[Code that draws figures]
========================================================================

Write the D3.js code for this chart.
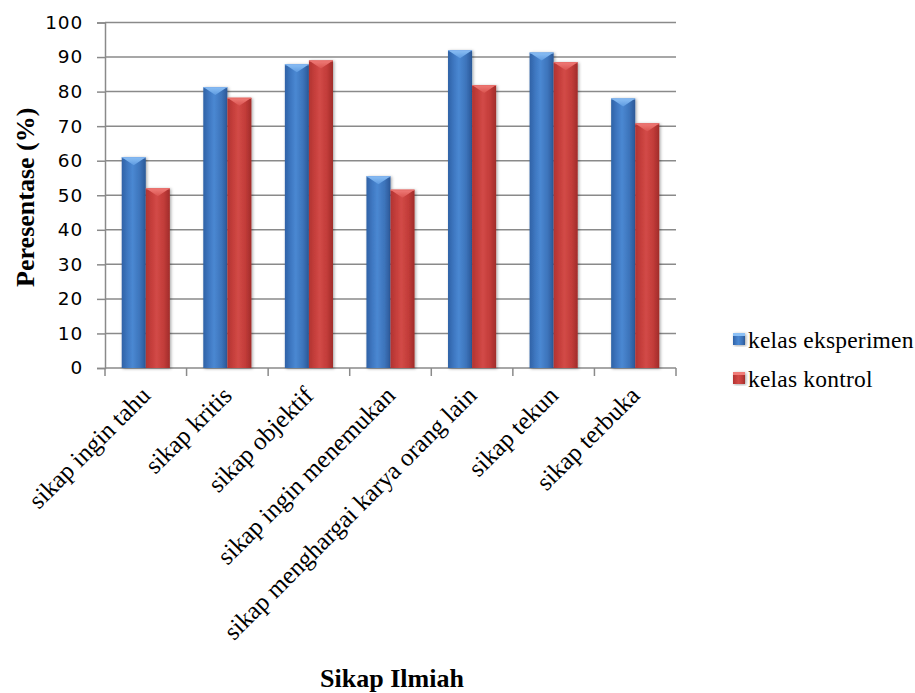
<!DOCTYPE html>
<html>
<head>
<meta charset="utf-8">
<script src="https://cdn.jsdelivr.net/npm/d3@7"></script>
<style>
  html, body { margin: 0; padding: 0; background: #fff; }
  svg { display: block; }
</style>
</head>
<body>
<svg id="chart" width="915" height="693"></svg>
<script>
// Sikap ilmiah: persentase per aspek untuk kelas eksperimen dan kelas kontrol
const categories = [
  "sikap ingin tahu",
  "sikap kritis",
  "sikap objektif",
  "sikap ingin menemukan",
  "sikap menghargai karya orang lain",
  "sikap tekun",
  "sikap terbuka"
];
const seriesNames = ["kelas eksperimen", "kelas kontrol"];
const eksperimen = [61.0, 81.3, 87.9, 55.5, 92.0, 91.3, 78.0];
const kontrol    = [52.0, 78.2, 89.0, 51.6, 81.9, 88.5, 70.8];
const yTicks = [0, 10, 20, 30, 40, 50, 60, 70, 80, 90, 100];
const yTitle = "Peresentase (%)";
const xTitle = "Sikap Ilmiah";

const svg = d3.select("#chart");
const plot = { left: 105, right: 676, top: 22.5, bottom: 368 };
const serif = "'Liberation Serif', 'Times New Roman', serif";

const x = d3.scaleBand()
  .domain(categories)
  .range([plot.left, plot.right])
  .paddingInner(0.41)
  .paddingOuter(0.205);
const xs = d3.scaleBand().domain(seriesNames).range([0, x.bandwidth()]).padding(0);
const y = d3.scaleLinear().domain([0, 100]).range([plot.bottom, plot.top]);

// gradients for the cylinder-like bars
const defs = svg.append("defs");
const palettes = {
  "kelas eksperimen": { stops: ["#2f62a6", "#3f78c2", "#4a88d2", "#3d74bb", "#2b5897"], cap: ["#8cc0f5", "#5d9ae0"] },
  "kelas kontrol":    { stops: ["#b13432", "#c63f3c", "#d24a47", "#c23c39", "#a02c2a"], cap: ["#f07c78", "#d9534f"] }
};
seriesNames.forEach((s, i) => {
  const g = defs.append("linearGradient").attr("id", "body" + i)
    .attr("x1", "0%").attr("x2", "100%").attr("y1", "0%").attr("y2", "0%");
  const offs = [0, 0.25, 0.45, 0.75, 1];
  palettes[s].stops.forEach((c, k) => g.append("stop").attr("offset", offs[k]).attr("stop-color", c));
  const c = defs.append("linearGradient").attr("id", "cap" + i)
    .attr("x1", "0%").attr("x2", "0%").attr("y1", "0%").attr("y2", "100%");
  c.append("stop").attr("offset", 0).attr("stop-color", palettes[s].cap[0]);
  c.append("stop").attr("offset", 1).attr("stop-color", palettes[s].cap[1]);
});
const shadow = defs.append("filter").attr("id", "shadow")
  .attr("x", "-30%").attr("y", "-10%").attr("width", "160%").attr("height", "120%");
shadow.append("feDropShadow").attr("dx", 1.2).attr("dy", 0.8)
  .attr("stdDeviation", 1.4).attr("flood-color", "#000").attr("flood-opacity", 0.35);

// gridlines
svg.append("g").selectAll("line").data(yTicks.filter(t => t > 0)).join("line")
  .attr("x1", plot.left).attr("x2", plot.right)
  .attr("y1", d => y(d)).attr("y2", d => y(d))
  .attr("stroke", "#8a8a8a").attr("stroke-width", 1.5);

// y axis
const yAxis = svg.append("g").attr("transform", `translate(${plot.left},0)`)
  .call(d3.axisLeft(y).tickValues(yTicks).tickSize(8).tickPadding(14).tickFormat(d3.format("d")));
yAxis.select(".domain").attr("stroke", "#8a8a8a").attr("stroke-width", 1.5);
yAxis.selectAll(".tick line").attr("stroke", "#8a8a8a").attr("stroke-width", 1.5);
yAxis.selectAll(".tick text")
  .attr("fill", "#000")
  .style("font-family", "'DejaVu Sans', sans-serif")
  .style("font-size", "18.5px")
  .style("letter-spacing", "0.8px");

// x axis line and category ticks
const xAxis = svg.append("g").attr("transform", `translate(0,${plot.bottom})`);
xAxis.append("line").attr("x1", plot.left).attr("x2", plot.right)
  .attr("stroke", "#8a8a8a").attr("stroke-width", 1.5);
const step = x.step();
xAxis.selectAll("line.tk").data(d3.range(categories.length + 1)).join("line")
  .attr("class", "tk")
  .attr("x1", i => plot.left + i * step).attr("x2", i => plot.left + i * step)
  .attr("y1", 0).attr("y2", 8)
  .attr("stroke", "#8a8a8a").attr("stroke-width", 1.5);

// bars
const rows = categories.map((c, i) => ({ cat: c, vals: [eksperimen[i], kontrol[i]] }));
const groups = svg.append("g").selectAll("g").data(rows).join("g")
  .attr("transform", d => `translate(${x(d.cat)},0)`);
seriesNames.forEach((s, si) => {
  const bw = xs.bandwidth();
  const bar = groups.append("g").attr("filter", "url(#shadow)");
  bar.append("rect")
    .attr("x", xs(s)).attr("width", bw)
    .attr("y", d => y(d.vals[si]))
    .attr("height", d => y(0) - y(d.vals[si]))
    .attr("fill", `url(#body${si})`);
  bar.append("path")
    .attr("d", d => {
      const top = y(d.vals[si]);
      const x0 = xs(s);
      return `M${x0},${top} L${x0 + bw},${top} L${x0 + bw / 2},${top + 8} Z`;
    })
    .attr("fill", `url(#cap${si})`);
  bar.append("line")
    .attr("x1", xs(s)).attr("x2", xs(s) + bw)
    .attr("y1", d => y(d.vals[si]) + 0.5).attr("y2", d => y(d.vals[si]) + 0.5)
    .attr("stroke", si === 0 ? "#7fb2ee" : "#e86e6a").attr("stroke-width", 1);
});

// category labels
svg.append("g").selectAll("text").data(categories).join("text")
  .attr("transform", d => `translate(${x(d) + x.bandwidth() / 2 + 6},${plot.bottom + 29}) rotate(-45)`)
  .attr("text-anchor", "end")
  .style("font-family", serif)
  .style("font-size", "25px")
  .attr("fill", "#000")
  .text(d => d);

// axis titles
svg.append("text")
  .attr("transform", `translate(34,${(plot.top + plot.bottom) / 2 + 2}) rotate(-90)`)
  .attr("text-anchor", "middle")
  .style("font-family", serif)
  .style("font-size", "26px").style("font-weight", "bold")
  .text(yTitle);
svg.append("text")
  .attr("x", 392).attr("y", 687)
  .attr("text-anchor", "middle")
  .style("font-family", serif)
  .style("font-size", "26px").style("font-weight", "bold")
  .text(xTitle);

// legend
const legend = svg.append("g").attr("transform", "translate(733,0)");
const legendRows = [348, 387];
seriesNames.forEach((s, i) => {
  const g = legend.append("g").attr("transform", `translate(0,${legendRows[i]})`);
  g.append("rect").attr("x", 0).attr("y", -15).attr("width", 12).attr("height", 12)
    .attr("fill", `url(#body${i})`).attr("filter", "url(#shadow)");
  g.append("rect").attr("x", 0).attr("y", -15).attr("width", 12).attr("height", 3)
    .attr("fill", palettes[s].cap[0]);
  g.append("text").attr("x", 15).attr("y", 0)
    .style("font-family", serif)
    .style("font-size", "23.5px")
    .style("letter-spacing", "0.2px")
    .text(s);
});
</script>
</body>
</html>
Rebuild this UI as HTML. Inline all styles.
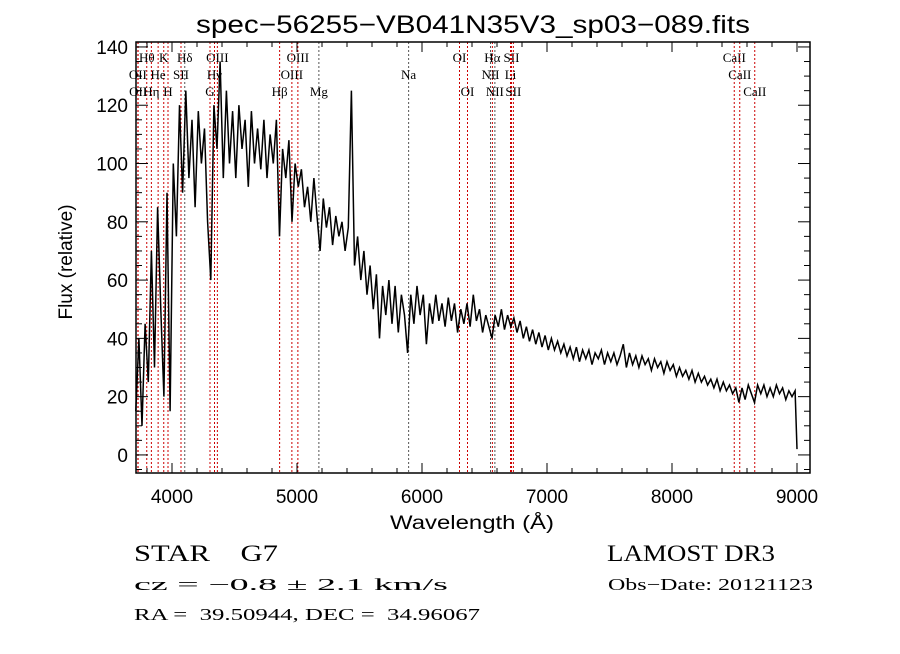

========================================================================

*What this task involves*
All records above are to be printed exactly, minus the pictures they contain.

*Answer below*
Write the D3.js code for this chart.
<!DOCTYPE html>
<html>
<head>
<meta charset="utf-8">
<script src="https://cdn.jsdelivr.net/npm/d3@7"></script>
<style>
  html, body { margin: 0; padding: 0; background: #fff; }
  svg { display: block; }
</style>
</head>
<body>
<svg id="chart" width="915" height="693"></svg>
<script>
// Sikap ilmiah: persentase per aspek untuk kelas eksperimen dan kelas kontrol
const categories = [
  "sikap ingin tahu",
  "sikap kritis",
  "sikap objektif",
  "sikap ingin menemukan",
  "sikap menghargai karya orang lain",
  "sikap tekun",
  "sikap terbuka"
];
const seriesNames = ["kelas eksperimen", "kelas kontrol"];
const eksperimen = [61.0, 81.3, 87.9, 55.5, 92.0, 91.3, 78.0];
const kontrol    = [52.0, 78.2, 89.0, 51.6, 81.9, 88.5, 70.8];
const yTicks = [0, 10, 20, 30, 40, 50, 60, 70, 80, 90, 100];
const yTitle = "Peresentase (%)";
const xTitle = "Sikap Ilmiah";

const svg = d3.select("#chart");
const plot = { left: 105, right: 676, top: 22.5, bottom: 368 };
const serif = "'Liberation Serif', 'Times New Roman', serif";

const x = d3.scaleBand()
  .domain(categories)
  .range([plot.left, plot.right])
  .paddingInner(0.41)
  .paddingOuter(0.205);
const xs = d3.scaleBand().domain(seriesNames).range([0, x.bandwidth()]).padding(0);
const y = d3.scaleLinear().domain([0, 100]).range([plot.bottom, plot.top]);

// gradients for the cylinder-like bars
const defs = svg.append("defs");
const palettes = {
  "kelas eksperimen": { stops: ["#2f62a6", "#3f78c2", "#4a88d2", "#3d74bb", "#2b5897"], cap: ["#8cc0f5", "#5d9ae0"] },
  "kelas kontrol":    { stops: ["#b13432", "#c63f3c", "#d24a47", "#c23c39", "#a02c2a"], cap: ["#f07c78", "#d9534f"] }
};
seriesNames.forEach((s, i) => {
  const g = defs.append("linearGradient").attr("id", "body" + i)
    .attr("x1", "0%").attr("x2", "100%").attr("y1", "0%").attr("y2", "0%");
  const offs = [0, 0.25, 0.45, 0.75, 1];
  palettes[s].stops.forEach((c, k) => g.append("stop").attr("offset", offs[k]).attr("stop-color", c));
  const c = defs.append("linearGradient").attr("id", "cap" + i)
    .attr("x1", "0%").attr("x2", "0%").attr("y1", "0%").attr("y2", "100%");
  c.append("stop").attr("offset", 0).attr("stop-color", palettes[s].cap[0]);
  c.append("stop").attr("offset", 1).attr("stop-color", palettes[s].cap[1]);
});
const shadow = defs.append("filter").attr("id", "shadow")
  .attr("x", "-30%").attr("y", "-10%").attr("width", "160%").attr("height", "120%");
shadow.append("feDropShadow").attr("dx", 1.2).attr("dy", 0.8)
  .attr("stdDeviation", 1.4).attr("flood-color", "#000").attr("flood-opacity", 0.35);

// gridlines
svg.append("g").selectAll("line").data(yTicks.filter(t => t > 0)).join("line")
  .attr("x1", plot.left).attr("x2", plot.right)
  .attr("y1", d => y(d)).attr("y2", d => y(d))
  .attr("stroke", "#8a8a8a").attr("stroke-width", 1.5);

// y axis
const yAxis = svg.append("g").attr("transform", `translate(${plot.left},0)`)
  .call(d3.axisLeft(y).tickValues(yTicks).tickSize(8).tickPadding(14).tickFormat(d3.format("d")));
yAxis.select(".domain").attr("stroke", "#8a8a8a").attr("stroke-width", 1.5);
yAxis.selectAll(".tick line").attr("stroke", "#8a8a8a").attr("stroke-width", 1.5);
yAxis.selectAll(".tick text")
  .attr("fill", "#000")
  .style("font-family", "'DejaVu Sans', sans-serif")
  .style("font-size", "18.5px")
  .style("letter-spacing", "0.8px");

// x axis line and category ticks
const xAxis = svg.append("g").attr("transform", `translate(0,${plot.bottom})`);
xAxis.append("line").attr("x1", plot.left).attr("x2", plot.right)
  .attr("stroke", "#8a8a8a").attr("stroke-width", 1.5);
const step = x.step();
xAxis.selectAll("line.tk").data(d3.range(categories.length + 1)).join("line")
  .attr("class", "tk")
  .attr("x1", i => plot.left + i * step).attr("x2", i => plot.left + i * step)
  .attr("y1", 0).attr("y2", 8)
  .attr("stroke", "#8a8a8a").attr("stroke-width", 1.5);

// bars
const rows = categories.map((c, i) => ({ cat: c, vals: [eksperimen[i], kontrol[i]] }));
const groups = svg.append("g").selectAll("g").data(rows).join("g")
  .attr("transform", d => `translate(${x(d.cat)},0)`);
seriesNames.forEach((s, si) => {
  const bw = xs.bandwidth();
  const bar = groups.append("g").attr("filter", "url(#shadow)");
  bar.append("rect")
    .attr("x", xs(s)).attr("width", bw)
    .attr("y", d => y(d.vals[si]))
    .attr("height", d => y(0) - y(d.vals[si]))
    .attr("fill", `url(#body${si})`);
  bar.append("path")
    .attr("d", d => {
      const top = y(d.vals[si]);
      const x0 = xs(s);
      return `M${x0},${top} L${x0 + bw},${top} L${x0 + bw / 2},${top + 8} Z`;
    })
    .attr("fill", `url(#cap${si})`);
  bar.append("line")
    .attr("x1", xs(s)).attr("x2", xs(s) + bw)
    .attr("y1", d => y(d.vals[si]) + 0.5).attr("y2", d => y(d.vals[si]) + 0.5)
    .attr("stroke", si === 0 ? "#7fb2ee" : "#e86e6a").attr("stroke-width", 1);
});

// category labels
svg.append("g").selectAll("text").data(categories).join("text")
  .attr("transform", d => `translate(${x(d) + x.bandwidth() / 2 + 6},${plot.bottom + 29}) rotate(-45)`)
  .attr("text-anchor", "end")
  .style("font-family", serif)
  .style("font-size", "25px")
  .attr("fill", "#000")
  .text(d => d);

// axis titles
svg.append("text")
  .attr("transform", `translate(34,${(plot.top + plot.bottom) / 2 + 2}) rotate(-90)`)
  .attr("text-anchor", "middle")
  .style("font-family", serif)
  .style("font-size", "26px").style("font-weight", "bold")
  .text(yTitle);
svg.append("text")
  .attr("x", 392).attr("y", 687)
  .attr("text-anchor", "middle")
  .style("font-family", serif)
  .style("font-size", "26px").style("font-weight", "bold")
  .text(xTitle);

// legend
const legend = svg.append("g").attr("transform", "translate(733,0)");
const legendRows = [348, 387];
seriesNames.forEach((s, i) => {
  const g = legend.append("g").attr("transform", `translate(0,${legendRows[i]})`);
  g.append("rect").attr("x", 0).attr("y", -15).attr("width", 12).attr("height", 12)
    .attr("fill", `url(#body${i})`).attr("filter", "url(#shadow)");
  g.append("rect").attr("x", 0).attr("y", -15).attr("width", 12).attr("height", 3)
    .attr("fill", palettes[s].cap[0]);
  g.append("text").attr("x", 15).attr("y", 0)
    .style("font-family", serif)
    .style("font-size", "23.5px")
    .style("letter-spacing", "0.2px")
    .text(s);
});
</script>
</body>
</html>
Rebuild this UI as HTML. Inline all styles.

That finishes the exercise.